GIVEN EXERCISE =
Exactly as written, write out the lines below from the first to the one containing "stat_v = [-4.01, -4.01, -3.29, -3.29]", inclusive. Pictures do not belong in the copy.

[Stored data entries]
* * * * * * * * *

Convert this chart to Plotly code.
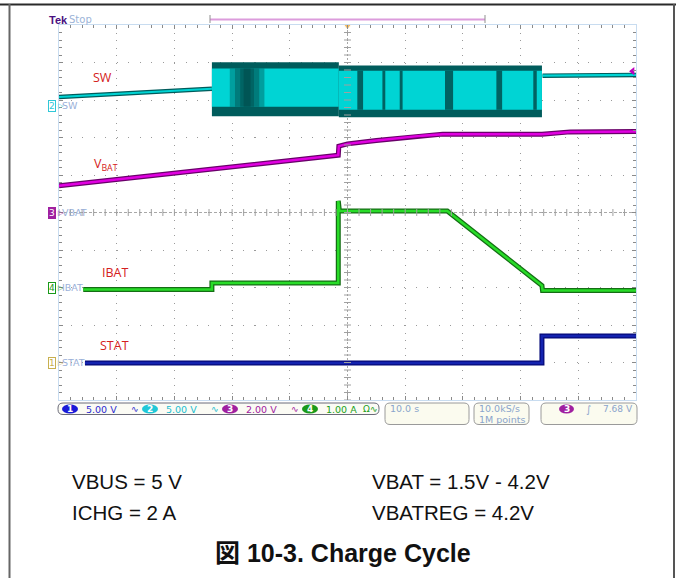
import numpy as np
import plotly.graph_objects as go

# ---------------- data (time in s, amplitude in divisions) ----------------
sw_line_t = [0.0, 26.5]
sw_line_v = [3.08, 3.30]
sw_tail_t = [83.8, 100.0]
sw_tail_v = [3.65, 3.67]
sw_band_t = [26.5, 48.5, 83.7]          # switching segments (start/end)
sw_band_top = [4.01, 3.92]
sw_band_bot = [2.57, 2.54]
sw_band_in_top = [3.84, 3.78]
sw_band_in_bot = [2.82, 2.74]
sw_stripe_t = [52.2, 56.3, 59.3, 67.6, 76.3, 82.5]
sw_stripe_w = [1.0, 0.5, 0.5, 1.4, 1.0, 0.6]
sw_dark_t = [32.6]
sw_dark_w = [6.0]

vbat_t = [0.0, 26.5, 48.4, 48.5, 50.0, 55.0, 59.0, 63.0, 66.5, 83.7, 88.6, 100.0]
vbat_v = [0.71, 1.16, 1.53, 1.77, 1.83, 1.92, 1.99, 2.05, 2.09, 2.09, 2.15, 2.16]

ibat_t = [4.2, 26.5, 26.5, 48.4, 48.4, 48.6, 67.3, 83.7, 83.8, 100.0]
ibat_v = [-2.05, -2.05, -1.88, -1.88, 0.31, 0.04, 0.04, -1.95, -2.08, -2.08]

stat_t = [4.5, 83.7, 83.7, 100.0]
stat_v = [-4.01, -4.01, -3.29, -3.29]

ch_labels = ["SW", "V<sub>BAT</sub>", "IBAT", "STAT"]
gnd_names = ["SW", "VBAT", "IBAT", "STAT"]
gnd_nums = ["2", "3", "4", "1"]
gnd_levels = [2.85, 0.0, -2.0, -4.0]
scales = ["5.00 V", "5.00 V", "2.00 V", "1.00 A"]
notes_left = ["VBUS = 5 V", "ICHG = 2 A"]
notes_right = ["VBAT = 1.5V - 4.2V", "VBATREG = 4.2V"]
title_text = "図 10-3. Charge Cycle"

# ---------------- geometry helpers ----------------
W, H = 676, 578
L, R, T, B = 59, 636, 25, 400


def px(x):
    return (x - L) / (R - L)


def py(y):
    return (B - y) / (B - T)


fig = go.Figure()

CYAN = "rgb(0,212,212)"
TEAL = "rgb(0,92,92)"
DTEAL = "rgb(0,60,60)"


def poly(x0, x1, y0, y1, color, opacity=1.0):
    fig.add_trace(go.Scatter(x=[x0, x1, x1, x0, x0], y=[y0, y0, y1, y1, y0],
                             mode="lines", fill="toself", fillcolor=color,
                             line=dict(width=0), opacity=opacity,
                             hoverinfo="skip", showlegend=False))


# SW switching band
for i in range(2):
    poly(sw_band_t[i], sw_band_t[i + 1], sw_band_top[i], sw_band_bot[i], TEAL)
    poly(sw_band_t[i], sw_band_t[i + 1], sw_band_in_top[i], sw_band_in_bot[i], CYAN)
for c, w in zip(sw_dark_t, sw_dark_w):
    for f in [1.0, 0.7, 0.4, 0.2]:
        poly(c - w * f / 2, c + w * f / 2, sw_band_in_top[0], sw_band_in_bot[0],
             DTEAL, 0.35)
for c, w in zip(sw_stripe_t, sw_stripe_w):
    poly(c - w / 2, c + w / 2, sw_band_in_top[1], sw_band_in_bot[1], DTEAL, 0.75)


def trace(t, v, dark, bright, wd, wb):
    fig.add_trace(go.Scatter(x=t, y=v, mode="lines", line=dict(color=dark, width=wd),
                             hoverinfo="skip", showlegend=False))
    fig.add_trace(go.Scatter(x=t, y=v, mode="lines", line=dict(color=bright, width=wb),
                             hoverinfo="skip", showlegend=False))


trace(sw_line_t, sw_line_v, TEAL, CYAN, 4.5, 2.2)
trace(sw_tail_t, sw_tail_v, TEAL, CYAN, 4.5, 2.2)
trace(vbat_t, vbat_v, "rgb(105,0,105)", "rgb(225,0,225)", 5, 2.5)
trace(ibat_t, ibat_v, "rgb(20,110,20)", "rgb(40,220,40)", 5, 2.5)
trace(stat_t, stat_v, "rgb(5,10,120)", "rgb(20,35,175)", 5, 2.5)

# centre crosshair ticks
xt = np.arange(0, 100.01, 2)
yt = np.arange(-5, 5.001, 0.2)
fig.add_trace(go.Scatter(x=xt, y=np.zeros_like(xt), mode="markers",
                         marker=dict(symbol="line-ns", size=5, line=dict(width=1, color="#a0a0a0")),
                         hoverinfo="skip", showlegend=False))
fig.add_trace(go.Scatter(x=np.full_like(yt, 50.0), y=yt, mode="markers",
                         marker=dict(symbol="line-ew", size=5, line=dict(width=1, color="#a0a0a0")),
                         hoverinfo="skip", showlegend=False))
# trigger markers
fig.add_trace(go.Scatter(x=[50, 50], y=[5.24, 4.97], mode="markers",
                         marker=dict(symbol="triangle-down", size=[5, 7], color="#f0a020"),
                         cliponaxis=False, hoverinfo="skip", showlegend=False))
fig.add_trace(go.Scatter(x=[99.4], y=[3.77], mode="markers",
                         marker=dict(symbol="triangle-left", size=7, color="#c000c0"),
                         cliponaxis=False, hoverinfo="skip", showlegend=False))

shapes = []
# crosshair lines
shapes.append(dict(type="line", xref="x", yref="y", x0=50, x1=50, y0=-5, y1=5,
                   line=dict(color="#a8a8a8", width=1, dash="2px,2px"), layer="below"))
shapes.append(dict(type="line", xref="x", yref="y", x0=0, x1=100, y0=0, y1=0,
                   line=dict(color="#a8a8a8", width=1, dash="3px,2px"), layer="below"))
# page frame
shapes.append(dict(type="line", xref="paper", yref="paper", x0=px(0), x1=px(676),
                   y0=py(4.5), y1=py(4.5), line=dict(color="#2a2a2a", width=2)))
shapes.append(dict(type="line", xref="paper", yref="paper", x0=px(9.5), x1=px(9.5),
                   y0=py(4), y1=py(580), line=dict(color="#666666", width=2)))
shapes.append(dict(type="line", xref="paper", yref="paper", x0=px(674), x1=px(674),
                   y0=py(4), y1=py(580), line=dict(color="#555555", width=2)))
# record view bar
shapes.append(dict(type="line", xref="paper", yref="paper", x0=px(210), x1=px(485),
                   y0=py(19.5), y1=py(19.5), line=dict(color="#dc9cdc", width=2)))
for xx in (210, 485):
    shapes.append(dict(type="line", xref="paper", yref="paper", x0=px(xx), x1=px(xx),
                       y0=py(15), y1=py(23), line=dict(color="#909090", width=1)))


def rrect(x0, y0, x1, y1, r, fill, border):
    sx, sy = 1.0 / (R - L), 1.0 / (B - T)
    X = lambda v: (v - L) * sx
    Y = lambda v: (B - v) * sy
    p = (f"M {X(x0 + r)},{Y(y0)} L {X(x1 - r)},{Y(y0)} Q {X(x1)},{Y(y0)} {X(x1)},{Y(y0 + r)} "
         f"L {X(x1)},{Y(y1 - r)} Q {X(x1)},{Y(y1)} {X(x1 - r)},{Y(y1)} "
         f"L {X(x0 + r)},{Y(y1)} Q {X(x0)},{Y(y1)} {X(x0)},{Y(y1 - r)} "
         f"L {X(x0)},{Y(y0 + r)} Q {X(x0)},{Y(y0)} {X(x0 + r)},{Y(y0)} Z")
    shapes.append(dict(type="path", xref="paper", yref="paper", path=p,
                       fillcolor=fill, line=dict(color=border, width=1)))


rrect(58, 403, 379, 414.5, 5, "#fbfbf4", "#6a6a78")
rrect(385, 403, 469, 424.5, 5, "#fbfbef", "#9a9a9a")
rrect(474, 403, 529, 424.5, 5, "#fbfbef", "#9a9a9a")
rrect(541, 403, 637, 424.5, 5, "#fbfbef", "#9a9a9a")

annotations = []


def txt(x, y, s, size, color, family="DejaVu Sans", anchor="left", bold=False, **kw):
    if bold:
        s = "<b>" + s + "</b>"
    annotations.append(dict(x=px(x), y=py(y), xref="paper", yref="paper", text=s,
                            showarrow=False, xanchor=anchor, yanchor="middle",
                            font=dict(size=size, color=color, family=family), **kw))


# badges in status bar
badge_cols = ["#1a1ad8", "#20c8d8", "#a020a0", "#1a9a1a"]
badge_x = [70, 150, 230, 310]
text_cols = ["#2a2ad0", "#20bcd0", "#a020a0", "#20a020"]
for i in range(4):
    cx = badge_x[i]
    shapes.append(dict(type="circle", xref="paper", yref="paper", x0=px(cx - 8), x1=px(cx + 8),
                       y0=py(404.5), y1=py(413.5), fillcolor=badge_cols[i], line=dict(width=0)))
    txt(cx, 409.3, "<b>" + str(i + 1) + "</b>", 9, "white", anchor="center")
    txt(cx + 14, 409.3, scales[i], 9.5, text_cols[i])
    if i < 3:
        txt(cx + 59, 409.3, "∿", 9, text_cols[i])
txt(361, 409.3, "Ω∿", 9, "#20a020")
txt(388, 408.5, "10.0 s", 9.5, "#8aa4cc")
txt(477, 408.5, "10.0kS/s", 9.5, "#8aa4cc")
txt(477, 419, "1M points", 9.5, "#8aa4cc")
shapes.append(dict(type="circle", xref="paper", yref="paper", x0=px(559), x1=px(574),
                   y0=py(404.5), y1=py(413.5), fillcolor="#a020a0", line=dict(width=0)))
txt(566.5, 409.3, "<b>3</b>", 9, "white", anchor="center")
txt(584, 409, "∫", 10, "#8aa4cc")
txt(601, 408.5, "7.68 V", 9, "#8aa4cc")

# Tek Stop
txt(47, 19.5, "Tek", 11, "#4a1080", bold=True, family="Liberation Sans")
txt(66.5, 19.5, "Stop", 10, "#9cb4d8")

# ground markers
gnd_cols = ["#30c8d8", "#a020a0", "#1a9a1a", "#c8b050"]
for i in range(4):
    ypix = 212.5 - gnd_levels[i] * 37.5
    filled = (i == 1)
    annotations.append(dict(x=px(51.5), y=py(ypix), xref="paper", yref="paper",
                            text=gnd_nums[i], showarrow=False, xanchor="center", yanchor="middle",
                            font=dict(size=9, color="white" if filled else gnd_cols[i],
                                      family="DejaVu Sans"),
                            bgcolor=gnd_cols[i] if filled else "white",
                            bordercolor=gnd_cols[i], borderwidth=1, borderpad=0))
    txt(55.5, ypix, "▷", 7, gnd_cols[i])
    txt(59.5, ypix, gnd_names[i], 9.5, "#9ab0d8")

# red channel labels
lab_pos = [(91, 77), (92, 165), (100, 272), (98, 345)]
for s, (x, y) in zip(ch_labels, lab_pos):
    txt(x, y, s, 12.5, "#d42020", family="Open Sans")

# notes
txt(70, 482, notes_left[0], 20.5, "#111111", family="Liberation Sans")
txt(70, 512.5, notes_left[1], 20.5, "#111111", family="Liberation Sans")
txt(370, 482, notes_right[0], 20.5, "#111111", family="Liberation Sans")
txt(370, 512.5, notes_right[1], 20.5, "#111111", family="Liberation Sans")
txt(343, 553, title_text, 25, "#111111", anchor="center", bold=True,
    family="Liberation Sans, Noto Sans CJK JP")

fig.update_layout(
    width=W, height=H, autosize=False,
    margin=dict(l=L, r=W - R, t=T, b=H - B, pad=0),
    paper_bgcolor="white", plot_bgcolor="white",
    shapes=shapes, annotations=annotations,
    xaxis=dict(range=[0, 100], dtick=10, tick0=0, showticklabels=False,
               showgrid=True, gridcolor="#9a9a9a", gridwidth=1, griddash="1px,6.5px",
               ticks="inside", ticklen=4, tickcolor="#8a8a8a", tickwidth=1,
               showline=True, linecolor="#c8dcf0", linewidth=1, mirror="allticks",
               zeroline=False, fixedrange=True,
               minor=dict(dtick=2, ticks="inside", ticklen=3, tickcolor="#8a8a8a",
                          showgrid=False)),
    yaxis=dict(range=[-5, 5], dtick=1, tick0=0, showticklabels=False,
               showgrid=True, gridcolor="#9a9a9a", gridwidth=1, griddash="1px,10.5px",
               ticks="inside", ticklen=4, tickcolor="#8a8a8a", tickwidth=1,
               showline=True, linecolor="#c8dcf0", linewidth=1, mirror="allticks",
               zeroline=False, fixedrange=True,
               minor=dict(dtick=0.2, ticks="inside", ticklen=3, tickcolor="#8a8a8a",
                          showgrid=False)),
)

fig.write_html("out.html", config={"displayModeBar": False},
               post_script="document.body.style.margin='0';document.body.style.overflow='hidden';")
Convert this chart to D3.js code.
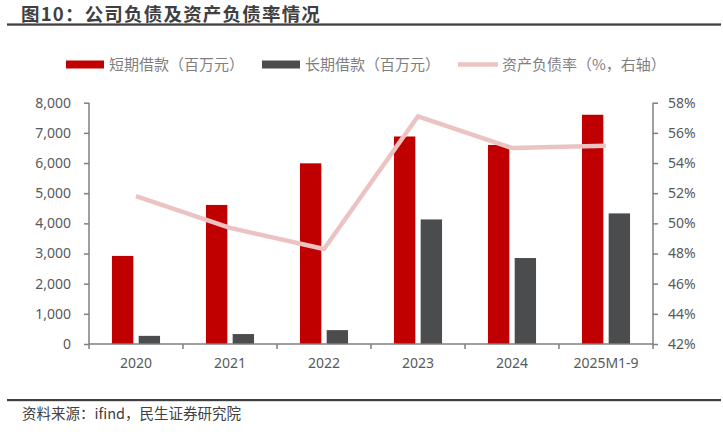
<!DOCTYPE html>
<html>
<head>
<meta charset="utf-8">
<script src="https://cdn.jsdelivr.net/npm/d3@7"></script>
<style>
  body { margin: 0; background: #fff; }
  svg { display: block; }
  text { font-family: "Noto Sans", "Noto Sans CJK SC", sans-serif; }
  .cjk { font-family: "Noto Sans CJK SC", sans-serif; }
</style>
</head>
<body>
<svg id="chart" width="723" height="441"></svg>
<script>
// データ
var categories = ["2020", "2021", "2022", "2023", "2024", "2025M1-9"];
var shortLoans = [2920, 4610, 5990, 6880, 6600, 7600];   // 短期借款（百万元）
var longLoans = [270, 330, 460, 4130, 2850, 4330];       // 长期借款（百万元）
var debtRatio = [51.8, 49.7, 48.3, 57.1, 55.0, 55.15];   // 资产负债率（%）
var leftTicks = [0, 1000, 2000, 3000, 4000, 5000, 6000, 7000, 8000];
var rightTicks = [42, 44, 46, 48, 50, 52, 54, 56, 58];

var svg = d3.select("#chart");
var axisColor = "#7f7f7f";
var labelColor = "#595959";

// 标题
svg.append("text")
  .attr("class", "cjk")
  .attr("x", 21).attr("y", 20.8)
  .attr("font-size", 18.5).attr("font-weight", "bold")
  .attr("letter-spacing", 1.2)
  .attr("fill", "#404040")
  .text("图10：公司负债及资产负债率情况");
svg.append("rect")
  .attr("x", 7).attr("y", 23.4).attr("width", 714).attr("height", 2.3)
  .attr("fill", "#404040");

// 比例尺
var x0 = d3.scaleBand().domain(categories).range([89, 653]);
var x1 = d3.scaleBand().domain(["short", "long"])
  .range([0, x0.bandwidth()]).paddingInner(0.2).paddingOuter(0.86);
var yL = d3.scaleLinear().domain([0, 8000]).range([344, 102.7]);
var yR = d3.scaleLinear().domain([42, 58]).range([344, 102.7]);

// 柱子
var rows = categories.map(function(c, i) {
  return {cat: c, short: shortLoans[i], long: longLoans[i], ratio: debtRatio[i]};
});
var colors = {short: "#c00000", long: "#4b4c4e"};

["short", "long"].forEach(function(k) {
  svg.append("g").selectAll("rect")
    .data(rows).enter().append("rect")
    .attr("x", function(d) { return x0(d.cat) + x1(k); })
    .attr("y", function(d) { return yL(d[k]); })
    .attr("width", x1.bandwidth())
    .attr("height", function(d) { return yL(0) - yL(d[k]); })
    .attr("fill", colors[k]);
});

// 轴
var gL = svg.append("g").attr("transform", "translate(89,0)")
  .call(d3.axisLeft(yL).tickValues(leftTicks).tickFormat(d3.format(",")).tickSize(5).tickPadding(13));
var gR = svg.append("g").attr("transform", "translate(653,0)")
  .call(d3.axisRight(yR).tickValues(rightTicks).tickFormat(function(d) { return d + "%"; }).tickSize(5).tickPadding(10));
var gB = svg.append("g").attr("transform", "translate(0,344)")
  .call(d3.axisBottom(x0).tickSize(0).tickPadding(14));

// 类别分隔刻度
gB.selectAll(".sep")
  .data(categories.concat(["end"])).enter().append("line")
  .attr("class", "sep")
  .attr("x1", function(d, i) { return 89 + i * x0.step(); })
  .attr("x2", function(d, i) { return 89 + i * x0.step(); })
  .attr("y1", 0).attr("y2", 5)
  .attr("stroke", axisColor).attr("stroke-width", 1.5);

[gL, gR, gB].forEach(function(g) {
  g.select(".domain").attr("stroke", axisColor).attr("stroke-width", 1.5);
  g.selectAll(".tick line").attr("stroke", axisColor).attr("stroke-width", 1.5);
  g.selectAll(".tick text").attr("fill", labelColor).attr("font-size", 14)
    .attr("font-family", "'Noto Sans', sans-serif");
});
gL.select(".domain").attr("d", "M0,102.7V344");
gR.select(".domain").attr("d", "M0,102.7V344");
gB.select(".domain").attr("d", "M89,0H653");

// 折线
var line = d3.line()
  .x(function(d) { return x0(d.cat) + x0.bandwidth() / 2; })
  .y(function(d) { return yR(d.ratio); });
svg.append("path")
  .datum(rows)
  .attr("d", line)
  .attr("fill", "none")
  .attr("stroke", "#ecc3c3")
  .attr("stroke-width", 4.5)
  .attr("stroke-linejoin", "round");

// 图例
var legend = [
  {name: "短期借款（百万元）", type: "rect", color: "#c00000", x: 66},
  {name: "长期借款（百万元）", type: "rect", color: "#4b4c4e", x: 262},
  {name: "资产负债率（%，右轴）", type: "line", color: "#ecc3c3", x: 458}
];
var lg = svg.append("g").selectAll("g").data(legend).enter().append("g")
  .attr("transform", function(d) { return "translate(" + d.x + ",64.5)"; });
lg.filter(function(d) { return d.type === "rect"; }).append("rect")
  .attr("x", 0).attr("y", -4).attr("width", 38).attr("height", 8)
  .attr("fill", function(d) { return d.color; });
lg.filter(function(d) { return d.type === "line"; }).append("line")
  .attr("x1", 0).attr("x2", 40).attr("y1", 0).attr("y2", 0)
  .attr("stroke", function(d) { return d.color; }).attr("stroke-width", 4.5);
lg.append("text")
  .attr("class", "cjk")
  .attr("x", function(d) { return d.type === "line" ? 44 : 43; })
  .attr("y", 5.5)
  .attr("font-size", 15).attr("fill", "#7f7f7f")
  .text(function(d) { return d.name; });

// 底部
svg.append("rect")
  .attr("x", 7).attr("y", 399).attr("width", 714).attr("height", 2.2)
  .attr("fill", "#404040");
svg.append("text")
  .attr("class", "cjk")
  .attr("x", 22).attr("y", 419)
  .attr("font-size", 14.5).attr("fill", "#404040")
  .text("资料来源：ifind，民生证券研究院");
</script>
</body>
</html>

* * * * * * * * *

COMPLETE RESPONSE =
Convert this chart to Plotly code.
import numpy as np
import plotly.graph_objects as go

# ---------------- data (time in s, amplitude in divisions) ----------------
sw_line_t = [0.0, 26.5]
sw_line_v = [3.08, 3.30]
sw_tail_t = [83.8, 100.0]
sw_tail_v = [3.65, 3.67]
sw_band_t = [26.5, 48.5, 83.7]          # switching segments (start/end)
sw_band_top = [4.01, 3.92]
sw_band_bot = [2.57, 2.54]
sw_band_in_top = [3.84, 3.78]
sw_band_in_bot = [2.82, 2.74]
sw_stripe_t = [52.2, 56.3, 59.3, 67.6, 76.3, 82.5]
sw_stripe_w = [1.0, 0.5, 0.5, 1.4, 1.0, 0.6]
sw_dark_t = [32.6]
sw_dark_w = [6.0]

vbat_t = [0.0, 26.5, 48.4, 48.5, 50.0, 55.0, 59.0, 63.0, 66.5, 83.7, 88.6, 100.0]
vbat_v = [0.71, 1.16, 1.53, 1.77, 1.83, 1.92, 1.99, 2.05, 2.09, 2.09, 2.15, 2.16]

ibat_t = [4.2, 26.5, 26.5, 48.4, 48.4, 48.6, 67.3, 83.7, 83.8, 100.0]
ibat_v = [-2.05, -2.05, -1.88, -1.88, 0.31, 0.04, 0.04, -1.95, -2.08, -2.08]

stat_t = [4.5, 83.7, 83.7, 100.0]
stat_v = [-4.01, -4.01, -3.29, -3.29]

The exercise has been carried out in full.